#### THE REQUEST
Wherever the string "matplotlib" appears, copy the whole line.

#### SUPPLIED DATA
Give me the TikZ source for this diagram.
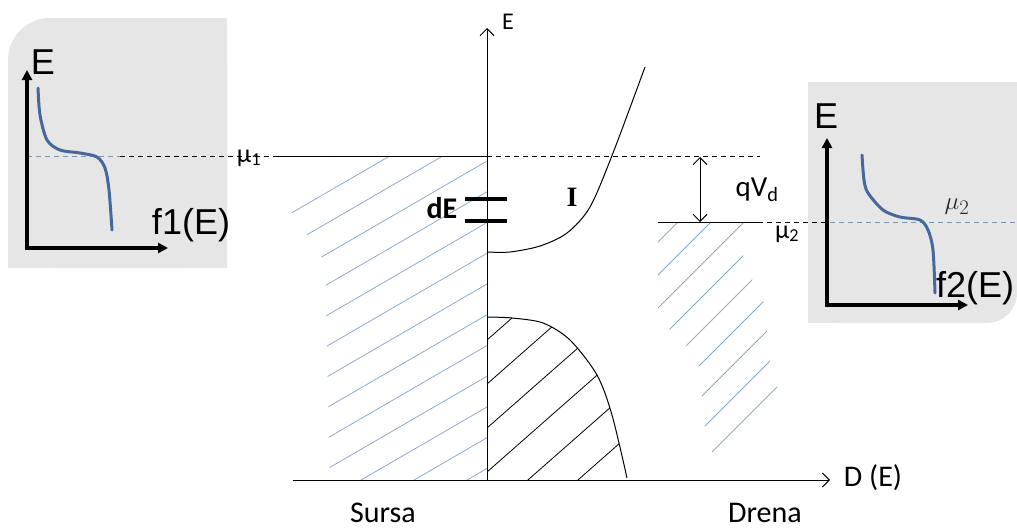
\documentclass[tikz,border=0pt]{standalone}
\usepackage{fontspec}
\setmainfont{Carlito}
\newfontfamily\arialfont{Liberation Sans}
\newfontfamily\seriffont{Liberation Serif}
\usetikzlibrary{arrows.meta}
\definecolor{panelgray}{HTML}{E6E6E6}
\definecolor{curveblue}{HTML}{44699A}
\definecolor{hatchblue}{HTML}{8FAACB}
\definecolor{dashblue}{HTML}{8093AD}

\tikzset{
  lbl/.style={inner sep=0pt, font=\fontsize{30}{30}\selectfont},
  panellbl/.style={inner sep=0pt, font=\arialfont\fontsize{36}{36}\selectfont},
  paxis/.style={line width=3.2pt, {Triangle[length=10pt,width=10pt]}-{Triangle[length=10pt,width=10pt]}},
  fermi/.style={curveblue, line width=3pt, line cap=round},
  hatchb/.style={hatchblue, line width=0.8pt},
  barb/.style={-{Straight Barb[length=7pt,width=14pt]}},
  dashlvl/.style={dash pattern=on 5pt off 4pt},
}

\begin{document}
\begin{tikzpicture}[x=1pt, y=-1pt, line width=1pt]
  \useasboundingbox (0,0) rectangle (1017,530);

  % source panel
  \fill[panelgray, rounded corners=42pt] (8,18) rectangle (227,268);
  \fill[panelgray] (8,100) rectangle (227,268);
  \fill[panelgray] (100,18) rectangle (227,268);
  % drain panel
  \fill[panelgray, rounded corners=30pt] (808,82) rectangle (1017,323);
  \fill[panelgray] (808,82) rectangle (1017,260);
  \fill[panelgray] (808,82) rectangle (950,323);

  % hatched occupied states
  \begin{scope}
    \clip (278,192) -- (336,157) -- (487,157) -- (487,480) -- (330,480) -- (325,262) -- cycle;
    \foreach \k in {-2,...,14}
      \draw[hatchb] ({335+53*\k},157) -- ++(-700,406);
  \end{scope}
  \begin{scope}
    \clip (658,222) -- (750,222) -- (743,255) -- (755,287) -- (767,308) -- (767,352) -- (777,383)
      -- (777,417) -- (713,480) -- (712,448) -- (702,417) -- (702,373) -- (692,352) -- (670,330)
      -- (658,308) -- cycle;
    \foreach \k in {-1,...,14}
      \draw[hatchb] ({678+33*\k},222) -- ++(-400,400);
  \end{scope}
  \begin{scope}
    \clip plot[smooth] coordinates {(487,317) (512,318) (543,323) (570,340) (597,375) (612,415) (627,478)}
      -- (627,480) -- (487,480) -- cycle;
    \foreach \k in {0,...,6}
      \draw[line width=0.8pt] (487,{340+44*\k}) -- ++(300,-264);
  \end{scope}

  % levels
  \coordinate (mu1a) at (27,156);
  \coordinate (mu1m) at (120,156);
  \coordinate (mu1b) at (275,156);
  \coordinate (top0) at (487,156);
  \coordinate (mu1c) at (760,156);
  \draw[dashblue, dashlvl] (mu1a) -- (mu1m);
  \draw[dashlvl] (mu1m) -- (mu1b);
  \draw (mu1b) -- (top0);
  \draw[dashlvl] (top0) -- (mu1c);
  \node[lbl, font=\fontsize{26}{26}\selectfont] (mu1) at (249,158) {μ\textsubscript{1}};

  \coordinate (mu2a) at (658,222);
  \coordinate (mu2b) at (758,222);
  \coordinate (mu2m) at (830,222);
  \coordinate (mu2c) at (1017,222);
  \draw (mu2a) -- (mu2b);
  \draw[dashlvl] (mu2b) -- (mu2m);
  \draw[dashblue, dashlvl] (mu2m) -- (mu2c);
  \node[lbl, font=\fontsize{26}{26}\selectfont] (mu2) at (787,234) {μ\textsubscript{2}};

  \coordinate (qa) at (700,157);
  \coordinate (qb) at (700,222);
  \draw[{Straight Barb[length=7pt,width=14pt]}-{Straight Barb[length=7pt,width=14pt]}] (qa) -- (qb);
  \node[lbl, font=\fontsize{29}{29}\selectfont] (qvd) at (757,190) {qV\textsubscript{d}};

  % main axes
  \coordinate (O) at (487,480);
  \coordinate (Etip) at (487,28);
  \coordinate (Dstart) at (293,480);
  \coordinate (Dtip) at (830,480);
  \draw[barb] (O) -- (Etip);
  \draw[barb] (Dstart) -- (Dtip);
  \node[lbl, font=\fontsize{24}{24}\selectfont] (Elbl) at (508,22) {E};
  \node[lbl] (Dlbl) at (873,478) {D (E)};
  \node[lbl] (sursa) at (383,513) {Sursa};
  \node[lbl] (drena) at (765,513) {Drena};

  % energy slice and current
  \draw[line width=4pt] (465,199) -- (507,199);
  \draw[line width=4pt] (465,221) -- (507,221);
  \node[lbl, font=\bfseries\fontsize{30}{30}\selectfont] (dE) at (442,208) {dE};
  \node[lbl, font=\seriffont\bfseries\fontsize{28}{28}\selectfont] (I) at (572,197) {I};
  \draw plot[smooth] coordinates {(487,252) (510,252) (540,246) (567,233) (590,207) (613,153) (645,67)};
  \draw plot[smooth] coordinates {(487,317) (512,318) (543,323) (570,340) (597,375) (612,415) (627,478)};

  % Fermi functions
  \coordinate (l0) at (27,248);
  \coordinate (ltop) at (27,70);
  \coordinate (lright) at (168,248);
  \draw[paxis] (ltop) -- (l0) -- (lright);
  \draw[fermi] plot[smooth] coordinates {(38,88) (40,115) (47,140) (60,150) (80,153) (97,157) (105,168) (109,190) (112,230)};
  \node[panellbl] (E1) at (43,62) {E};
  \node[panellbl] (f1) at (191,225) {f1(E)};

  \coordinate (r0) at (827,305);
  \coordinate (rtop) at (827,138);
  \coordinate (rright) at (968,305);
  \draw[paxis] (rtop) -- (r0) -- (rright);
  \draw[fermi] plot[smooth] coordinates {(862,155) (864,180) (868,193) (883,210) (900,217) (920,220) (928,230) (933,250) (935,293)};
  \node[panellbl] (E2) at (826,116) {E};
  \node[panellbl] (f2) at (975,288) {f2(E)};
  \node[inner sep=0pt, text=black!85, font=\fontsize{30}{30}\selectfont] (mu2p) at (957,207) {$\mu_2$};
\end{tikzpicture}
\end{document}
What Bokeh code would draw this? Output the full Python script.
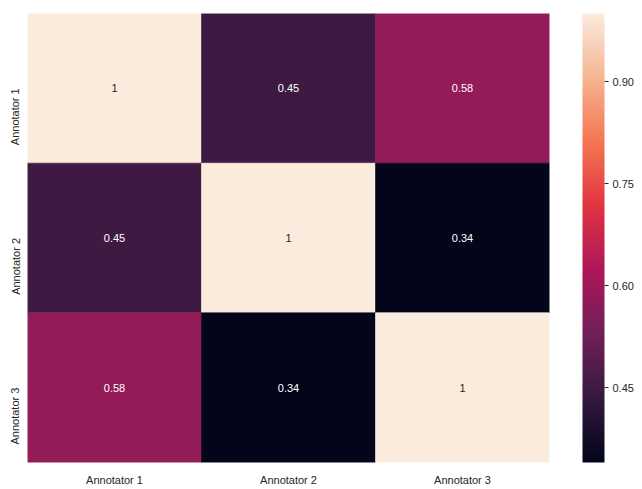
import math
from bokeh.plotting import figure
from bokeh.models import (ColumnDataSource, LinearColorMapper, ColorBar, FixedTicker,
                          PrintfTickFormatter, FactorRange)
from bokeh.core.properties import value
from bokeh.embed import file_html
from bokeh.resources import INLINE

# ---- data ----
annotators = ["Annotator 1", "Annotator 2", "Annotator 3"]
row_1 = [1.00, 0.45, 0.58]
row_2 = [0.45, 1.00, 0.34]
row_3 = [0.58, 0.34, 1.00]
matrix = [row_1, row_2, row_3]
cbar_ticks = [0.45, 0.60, 0.75, 0.90]

# ---- rocket colormap (seaborn) anchors ----
rocket_anchors = ["#03051a", "#35193e", "#701f57", "#ad1759", "#e13342",
                  "#f37651", "#f6b48f", "#faebdd"]


def hex2rgb(h):
    h = h.lstrip("#")
    return [int(h[i:i + 2], 16) for i in (0, 2, 4)]


def build_palette(anchors, n=256):
    rgbs = [hex2rgb(a) for a in anchors]
    k = len(rgbs) - 1
    out = []
    for i in range(n):
        t = i / (n - 1) * k
        j = min(int(t), k - 1)
        f = t - j
        c = [round(rgbs[j][m] + (rgbs[j + 1][m] - rgbs[j][m]) * f) for m in range(3)]
        out.append("#%02x%02x%02x" % tuple(c))
    return out


palette = build_palette(rocket_anchors)
flat = [v for r in matrix for v in r]
vmin, vmax = min(flat), max(flat)
mapper = LinearColorMapper(palette=palette, low=vmin, high=vmax)


def rel_lum(hexcol):
    rgb = [c / 255 for c in hex2rgb(hexcol)]
    rgb = [c / 12.92 if c <= 0.03928 else ((c + 0.055) / 1.055) ** 2.4 for c in rgb]
    return 0.2126 * rgb[0] + 0.7152 * rgb[1] + 0.0722 * rgb[2]


xs, ys, vals, labels, tcolors = [], [], [], [], []
for ri, row in enumerate(matrix):
    for ci, v in enumerate(row):
        xs.append(annotators[ci])
        ys.append(annotators[ri])
        vals.append(v)
        labels.append(format(v, ".2g"))
        idx = int(round((v - vmin) / (vmax - vmin) * (len(palette) - 1)))
        tcolors.append("#262626" if rel_lum(palette[idx]) > 0.408 else "#ffffff")

src = ColumnDataSource(dict(x=xs, y=ys, v=vals, label=labels, tcolor=tcolors))

FONT = "Liberation Sans"
TXT = "#262626"

p = figure(x_range=FactorRange(*annotators),
           y_range=FactorRange(*list(reversed(annotators))),
           frame_width=522, frame_height=449,
           min_border_left=19, min_border_top=13, min_border_right=86, min_border_bottom=0,
           output_backend="svg", toolbar_location=None)

cmap_field = {"field": "v", "transform": mapper}
p.rect(x="x", y="y", width=1, height=1, source=src,
       fill_color=cmap_field, line_color=cmap_field, line_width=0.6)
p.text(x="x", y="y", text="label", source=src, text_align="center",
       text_baseline="middle", text_color="tcolor",
       text_font=value(FONT), text_font_size="11px")

p.grid.visible = False
p.outline_line_color = None
for ax in (p.xaxis, p.yaxis):
    ax.axis_line_color = None
    ax.major_tick_line_color = None
    ax.minor_tick_line_color = None
    ax.major_label_text_font = FONT
    ax.major_label_text_font_size = "11px"
    ax.major_label_text_color = TXT
p.xaxis.major_label_standoff = 5
p.yaxis.major_label_standoff = 6
p.yaxis.major_label_orientation = math.pi / 2

cb = ColorBar(color_mapper=mapper, ticker=FixedTicker(ticks=cbar_ticks),
              formatter=PrintfTickFormatter(format="%.2f"),
              width=22, padding=0, location=(33, 0),
              major_tick_out=4, major_tick_in=0, major_tick_line_color=TXT,
              minor_tick_line_color=None,
              label_standoff=4, major_label_text_font=FONT,
              major_label_text_font_size="11px", major_label_text_color=TXT,
              bar_line_color=None, border_line_color=None, background_fill_alpha=0)
p.add_layout(cb, "right")

open("out.html", "w").write(file_html(p, INLINE))
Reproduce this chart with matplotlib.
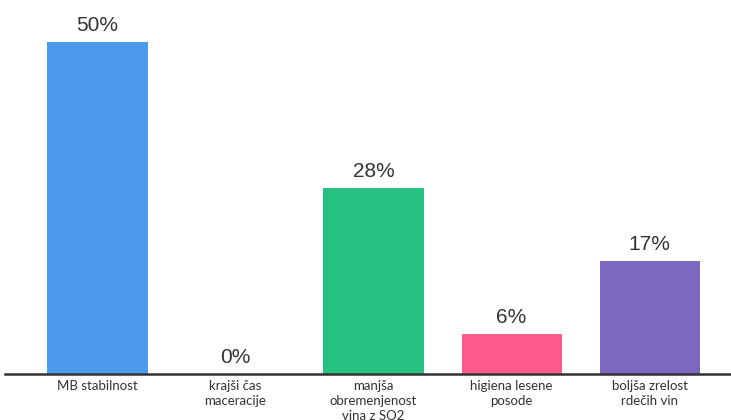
import matplotlib
matplotlib.use("Agg")
import matplotlib.pyplot as plt

categories = ["MB stabilnost", "krajši čas\nmaceracije", "manjša\nobremenjenost\nvina z SO2",
              "higiena lesene\nposode", "boljša zrelost\nrdečih vin"]
values = [50, 0, 28, 6, 17]
colors = ["#4C9BEF", "#4C9BEF", "#27C281", "#FF5A8C", "#7C69BF"]

fig = plt.figure(figsize=(7.31, 4.2), dpi=100)
ax = fig.add_axes([5/731, 46/420, 726/731, 374/420])
x = list(range(len(values)))
ax.bar(x, values, width=0.725, color=colors)
for xi, v in zip(x, values):
    ax.text(xi, v + 1.1, f"{v}%", ha="center", va="bottom", fontsize=15,
            color="#333333", family="Liberation Sans")
ax.set_xlim(-0.67, 4.59)
ax.set_ylim(0, 56.3)
ax.set_yticks([])
ax.set_xticks(x)
ax.set_xticklabels(categories, fontsize=9.5, color="#333333", family="Lato", linespacing=1.3)
ax.tick_params(axis="x", length=0, pad=4)
for s in ["top", "right", "left"]:
    ax.spines[s].set_visible(False)
ax.spines["bottom"].set_color("#333333")
ax.spines["bottom"].set_linewidth(1.8)
fig.savefig("out.png", dpi=100)
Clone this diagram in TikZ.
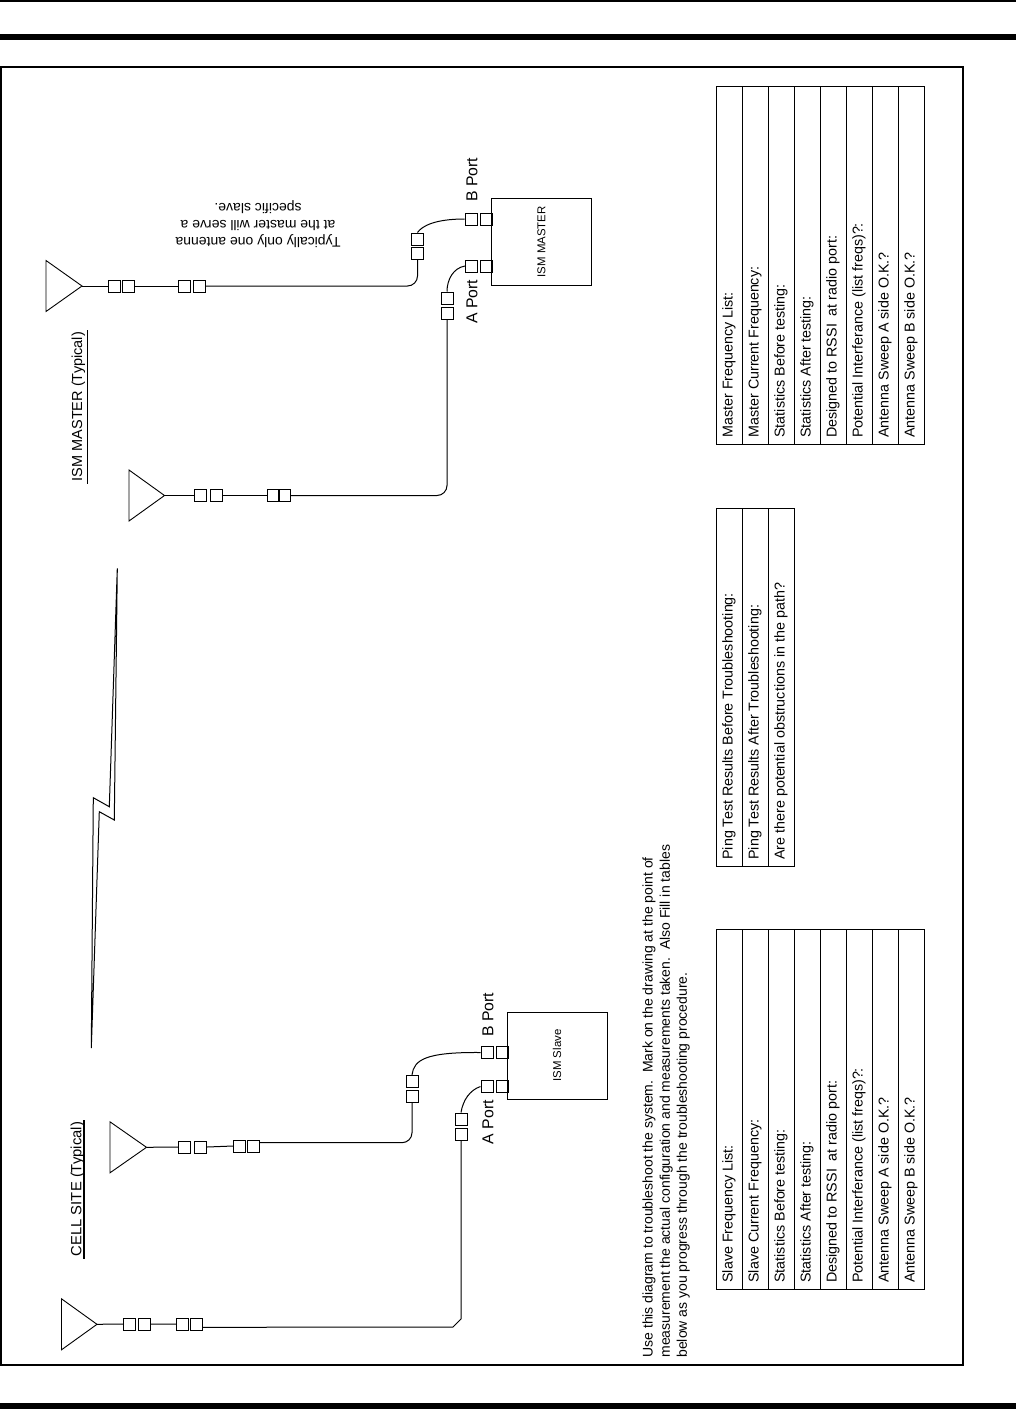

#### SOLUTION FOR THIS EXERCISE
Reproduce this chart with matplotlib.
import matplotlib
matplotlib.use("Agg")
import matplotlib.pyplot as plt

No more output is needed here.